Brimful of God

In his chapter on the names of God in the second volume of his Reformed Dogmatics, Bavinck quotes Augustine:

On earth, a fountain is one thing, light another. When you are thirsty, you look for a fountain, and to get to the fountain you look for light; and if there is no daylight, you light a lamp to get to the fountain. But he is both a fountain and a light: to the thirsty he is a fountain, to the blind a light. Let [your] eyes be opened to see the light; let the lips of [your] heart be opened to drink of the fountain. That which you drink, you see and hear. God becomes everything to you, for he is the whole of the things you love. If you attend to visible things, well, God is neither bread nor is he water, nor light, nor a garment, nor a house.
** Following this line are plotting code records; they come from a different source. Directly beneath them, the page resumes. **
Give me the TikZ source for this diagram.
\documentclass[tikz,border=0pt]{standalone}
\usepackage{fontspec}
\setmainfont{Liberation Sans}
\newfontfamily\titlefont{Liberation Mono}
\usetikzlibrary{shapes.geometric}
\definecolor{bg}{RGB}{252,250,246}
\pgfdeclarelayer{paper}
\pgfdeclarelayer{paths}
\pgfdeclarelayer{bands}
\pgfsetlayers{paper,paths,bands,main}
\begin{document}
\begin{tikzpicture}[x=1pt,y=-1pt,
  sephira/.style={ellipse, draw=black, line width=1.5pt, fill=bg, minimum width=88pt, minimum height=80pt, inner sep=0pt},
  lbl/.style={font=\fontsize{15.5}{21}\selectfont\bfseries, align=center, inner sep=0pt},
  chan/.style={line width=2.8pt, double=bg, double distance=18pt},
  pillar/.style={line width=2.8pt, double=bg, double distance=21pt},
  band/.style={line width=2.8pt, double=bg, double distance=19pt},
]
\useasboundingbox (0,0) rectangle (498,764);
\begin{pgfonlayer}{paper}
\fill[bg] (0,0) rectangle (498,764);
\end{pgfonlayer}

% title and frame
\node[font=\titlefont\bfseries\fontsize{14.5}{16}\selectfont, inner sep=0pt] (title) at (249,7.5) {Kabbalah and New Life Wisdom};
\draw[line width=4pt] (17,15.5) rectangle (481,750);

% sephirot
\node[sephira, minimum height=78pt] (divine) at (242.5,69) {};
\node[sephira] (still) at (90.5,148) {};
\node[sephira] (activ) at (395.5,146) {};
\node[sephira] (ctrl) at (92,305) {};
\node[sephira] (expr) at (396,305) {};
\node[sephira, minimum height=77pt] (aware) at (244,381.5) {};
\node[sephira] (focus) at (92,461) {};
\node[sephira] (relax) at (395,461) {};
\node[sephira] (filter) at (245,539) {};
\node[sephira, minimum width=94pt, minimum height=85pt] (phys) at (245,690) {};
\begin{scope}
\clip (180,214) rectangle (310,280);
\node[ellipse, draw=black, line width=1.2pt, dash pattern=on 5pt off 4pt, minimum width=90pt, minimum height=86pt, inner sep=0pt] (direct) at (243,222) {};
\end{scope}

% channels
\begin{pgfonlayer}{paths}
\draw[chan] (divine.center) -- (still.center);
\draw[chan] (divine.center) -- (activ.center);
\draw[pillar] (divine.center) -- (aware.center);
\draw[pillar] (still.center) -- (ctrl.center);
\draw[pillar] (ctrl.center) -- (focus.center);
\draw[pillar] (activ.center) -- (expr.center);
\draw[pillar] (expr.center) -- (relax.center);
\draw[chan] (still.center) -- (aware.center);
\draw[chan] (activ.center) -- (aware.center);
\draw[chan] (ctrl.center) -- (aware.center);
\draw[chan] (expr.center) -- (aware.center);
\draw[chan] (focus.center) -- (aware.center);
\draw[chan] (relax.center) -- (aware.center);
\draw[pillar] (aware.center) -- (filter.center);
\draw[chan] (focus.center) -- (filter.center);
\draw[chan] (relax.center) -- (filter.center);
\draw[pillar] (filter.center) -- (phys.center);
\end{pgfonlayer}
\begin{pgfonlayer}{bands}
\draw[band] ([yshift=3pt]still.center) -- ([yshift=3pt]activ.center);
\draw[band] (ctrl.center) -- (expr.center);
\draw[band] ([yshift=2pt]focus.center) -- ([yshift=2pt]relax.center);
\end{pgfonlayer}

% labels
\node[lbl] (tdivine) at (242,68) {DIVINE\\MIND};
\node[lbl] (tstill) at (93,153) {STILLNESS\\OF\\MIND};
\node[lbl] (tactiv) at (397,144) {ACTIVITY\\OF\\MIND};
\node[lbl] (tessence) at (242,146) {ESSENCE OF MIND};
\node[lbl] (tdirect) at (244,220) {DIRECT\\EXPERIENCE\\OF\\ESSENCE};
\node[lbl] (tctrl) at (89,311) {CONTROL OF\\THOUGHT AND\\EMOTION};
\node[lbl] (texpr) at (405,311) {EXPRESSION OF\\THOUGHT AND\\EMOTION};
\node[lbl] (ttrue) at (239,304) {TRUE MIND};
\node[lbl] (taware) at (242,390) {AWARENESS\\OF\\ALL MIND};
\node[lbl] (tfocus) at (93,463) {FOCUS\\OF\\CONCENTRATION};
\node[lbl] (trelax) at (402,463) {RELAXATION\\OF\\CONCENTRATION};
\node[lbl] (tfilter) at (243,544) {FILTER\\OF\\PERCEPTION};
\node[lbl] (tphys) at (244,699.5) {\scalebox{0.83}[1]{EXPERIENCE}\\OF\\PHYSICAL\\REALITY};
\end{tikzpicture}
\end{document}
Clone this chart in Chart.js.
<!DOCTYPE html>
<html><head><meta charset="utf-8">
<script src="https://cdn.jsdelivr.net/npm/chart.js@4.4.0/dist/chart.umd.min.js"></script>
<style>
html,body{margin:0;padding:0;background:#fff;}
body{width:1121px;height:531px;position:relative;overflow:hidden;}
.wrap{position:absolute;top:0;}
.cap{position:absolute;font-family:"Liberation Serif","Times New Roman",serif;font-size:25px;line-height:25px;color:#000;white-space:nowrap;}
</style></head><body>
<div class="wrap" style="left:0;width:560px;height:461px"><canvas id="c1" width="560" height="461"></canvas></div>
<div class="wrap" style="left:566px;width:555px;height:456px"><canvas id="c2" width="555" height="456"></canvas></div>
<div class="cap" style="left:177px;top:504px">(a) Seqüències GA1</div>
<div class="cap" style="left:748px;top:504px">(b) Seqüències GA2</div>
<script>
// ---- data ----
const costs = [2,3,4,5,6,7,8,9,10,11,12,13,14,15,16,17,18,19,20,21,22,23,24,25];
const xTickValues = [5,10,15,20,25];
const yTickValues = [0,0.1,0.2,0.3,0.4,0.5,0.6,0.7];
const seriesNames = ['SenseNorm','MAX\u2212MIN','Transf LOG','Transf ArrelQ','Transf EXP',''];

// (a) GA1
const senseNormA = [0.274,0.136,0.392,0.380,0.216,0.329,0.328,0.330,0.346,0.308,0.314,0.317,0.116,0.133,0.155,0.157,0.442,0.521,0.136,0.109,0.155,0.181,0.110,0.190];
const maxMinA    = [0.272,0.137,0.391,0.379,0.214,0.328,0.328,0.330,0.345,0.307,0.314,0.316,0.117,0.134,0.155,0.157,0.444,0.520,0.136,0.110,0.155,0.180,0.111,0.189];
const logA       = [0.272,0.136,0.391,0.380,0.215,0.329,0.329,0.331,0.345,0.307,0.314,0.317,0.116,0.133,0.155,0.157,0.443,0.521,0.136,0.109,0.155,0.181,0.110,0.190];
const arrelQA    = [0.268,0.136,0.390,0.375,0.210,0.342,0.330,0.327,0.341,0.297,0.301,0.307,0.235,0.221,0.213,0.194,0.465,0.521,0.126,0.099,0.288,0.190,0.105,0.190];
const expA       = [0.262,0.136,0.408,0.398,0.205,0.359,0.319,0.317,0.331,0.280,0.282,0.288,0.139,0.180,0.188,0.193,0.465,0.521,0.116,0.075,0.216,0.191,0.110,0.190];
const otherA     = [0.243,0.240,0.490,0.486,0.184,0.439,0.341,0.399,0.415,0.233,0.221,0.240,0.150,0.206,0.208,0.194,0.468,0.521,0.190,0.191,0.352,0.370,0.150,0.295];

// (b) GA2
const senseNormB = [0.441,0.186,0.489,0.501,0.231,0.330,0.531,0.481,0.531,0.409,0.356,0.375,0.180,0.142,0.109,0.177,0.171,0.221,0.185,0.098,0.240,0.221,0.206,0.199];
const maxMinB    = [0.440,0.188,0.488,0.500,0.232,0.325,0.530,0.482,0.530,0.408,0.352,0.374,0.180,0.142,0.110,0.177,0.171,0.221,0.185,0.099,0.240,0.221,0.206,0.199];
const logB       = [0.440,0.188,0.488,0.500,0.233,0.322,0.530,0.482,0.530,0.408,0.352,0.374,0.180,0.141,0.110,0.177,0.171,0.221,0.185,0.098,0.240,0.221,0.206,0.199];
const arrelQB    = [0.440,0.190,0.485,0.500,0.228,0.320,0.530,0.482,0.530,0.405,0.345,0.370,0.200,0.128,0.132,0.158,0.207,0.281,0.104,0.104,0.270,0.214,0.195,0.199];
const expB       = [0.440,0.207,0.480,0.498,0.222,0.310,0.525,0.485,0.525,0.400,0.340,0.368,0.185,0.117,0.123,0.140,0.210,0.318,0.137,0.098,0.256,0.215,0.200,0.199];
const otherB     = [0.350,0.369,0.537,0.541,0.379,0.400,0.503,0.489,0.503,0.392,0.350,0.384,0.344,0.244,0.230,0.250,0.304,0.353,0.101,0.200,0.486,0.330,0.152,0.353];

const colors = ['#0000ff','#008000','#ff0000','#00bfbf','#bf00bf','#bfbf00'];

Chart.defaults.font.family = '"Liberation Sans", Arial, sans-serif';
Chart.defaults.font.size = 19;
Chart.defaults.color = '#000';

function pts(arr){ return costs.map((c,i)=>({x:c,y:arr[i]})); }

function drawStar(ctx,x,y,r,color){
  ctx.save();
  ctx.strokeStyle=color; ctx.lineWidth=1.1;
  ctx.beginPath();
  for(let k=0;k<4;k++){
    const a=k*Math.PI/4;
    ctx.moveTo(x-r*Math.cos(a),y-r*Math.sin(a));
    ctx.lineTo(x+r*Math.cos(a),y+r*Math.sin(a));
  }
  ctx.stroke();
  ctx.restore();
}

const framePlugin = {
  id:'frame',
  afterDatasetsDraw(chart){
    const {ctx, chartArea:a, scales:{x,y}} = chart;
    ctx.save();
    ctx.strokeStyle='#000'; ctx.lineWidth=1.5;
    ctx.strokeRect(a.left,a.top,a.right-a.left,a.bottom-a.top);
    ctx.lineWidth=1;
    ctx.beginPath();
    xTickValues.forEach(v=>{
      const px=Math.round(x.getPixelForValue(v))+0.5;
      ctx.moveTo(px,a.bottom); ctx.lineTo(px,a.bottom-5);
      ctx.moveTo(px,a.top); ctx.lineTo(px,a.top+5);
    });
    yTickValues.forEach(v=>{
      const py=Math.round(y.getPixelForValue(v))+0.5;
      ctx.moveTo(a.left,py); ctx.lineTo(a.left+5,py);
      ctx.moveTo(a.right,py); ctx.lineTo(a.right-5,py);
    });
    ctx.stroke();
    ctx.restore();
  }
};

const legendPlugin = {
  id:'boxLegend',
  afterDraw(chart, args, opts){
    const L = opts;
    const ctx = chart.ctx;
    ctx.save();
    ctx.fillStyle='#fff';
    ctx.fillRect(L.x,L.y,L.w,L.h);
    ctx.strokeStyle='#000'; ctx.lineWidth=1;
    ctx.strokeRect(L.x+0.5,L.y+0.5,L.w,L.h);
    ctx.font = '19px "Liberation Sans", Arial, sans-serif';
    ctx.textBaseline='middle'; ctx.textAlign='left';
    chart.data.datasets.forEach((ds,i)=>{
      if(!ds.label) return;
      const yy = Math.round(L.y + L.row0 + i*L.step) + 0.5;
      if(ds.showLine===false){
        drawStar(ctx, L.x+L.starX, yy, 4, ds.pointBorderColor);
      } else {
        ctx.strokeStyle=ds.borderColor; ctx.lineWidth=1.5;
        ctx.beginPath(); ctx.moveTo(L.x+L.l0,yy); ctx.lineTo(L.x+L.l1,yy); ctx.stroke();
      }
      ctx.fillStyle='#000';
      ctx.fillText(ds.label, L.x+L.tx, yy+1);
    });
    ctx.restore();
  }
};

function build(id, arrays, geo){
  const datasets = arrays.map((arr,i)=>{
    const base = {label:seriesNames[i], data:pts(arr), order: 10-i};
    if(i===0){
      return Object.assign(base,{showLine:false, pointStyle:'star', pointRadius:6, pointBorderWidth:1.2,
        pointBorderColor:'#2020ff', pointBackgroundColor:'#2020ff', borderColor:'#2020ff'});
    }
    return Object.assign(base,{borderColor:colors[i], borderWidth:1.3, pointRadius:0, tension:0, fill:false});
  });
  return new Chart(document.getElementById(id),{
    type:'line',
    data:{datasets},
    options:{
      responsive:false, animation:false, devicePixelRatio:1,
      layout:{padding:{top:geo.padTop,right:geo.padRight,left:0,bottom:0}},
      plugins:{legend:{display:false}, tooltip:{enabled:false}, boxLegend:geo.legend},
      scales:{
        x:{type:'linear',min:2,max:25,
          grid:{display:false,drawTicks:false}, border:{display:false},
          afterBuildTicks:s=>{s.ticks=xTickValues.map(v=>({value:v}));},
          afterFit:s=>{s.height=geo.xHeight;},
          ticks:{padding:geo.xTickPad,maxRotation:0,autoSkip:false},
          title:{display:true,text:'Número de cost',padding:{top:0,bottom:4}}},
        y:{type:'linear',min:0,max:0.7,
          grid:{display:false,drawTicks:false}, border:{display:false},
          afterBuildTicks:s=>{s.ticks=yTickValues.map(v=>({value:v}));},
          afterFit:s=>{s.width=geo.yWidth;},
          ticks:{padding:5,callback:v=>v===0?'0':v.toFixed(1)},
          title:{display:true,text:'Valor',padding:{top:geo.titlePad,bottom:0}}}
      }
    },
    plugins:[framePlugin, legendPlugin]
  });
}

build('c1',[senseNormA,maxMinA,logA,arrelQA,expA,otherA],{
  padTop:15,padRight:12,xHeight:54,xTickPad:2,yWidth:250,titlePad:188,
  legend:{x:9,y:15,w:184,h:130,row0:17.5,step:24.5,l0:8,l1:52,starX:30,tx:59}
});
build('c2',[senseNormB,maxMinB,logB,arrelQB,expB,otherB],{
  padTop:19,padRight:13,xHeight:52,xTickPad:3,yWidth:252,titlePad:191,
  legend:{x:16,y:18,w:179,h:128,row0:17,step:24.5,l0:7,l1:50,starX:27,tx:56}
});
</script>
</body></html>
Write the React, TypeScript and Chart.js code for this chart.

For all these things are visible, individual, and separate. What bread is, water is not; what a garment is, a house is not; and what these things are, God is not, for they are visible things. God is all of these things to you: if you are hungry, he is bread to you; if you are thirsty, he is water to you; if you live in darkness, he is light to you, for he remains incorruptible. If you are naked, he is a garment of immortality to you when this corruptible shall put on incorruption and this mortal shall put on immortality.

To which Bavinck adds: “God is immanent in the whole of creation. The pure of heart see God everywhere. Everything is brimful of God.”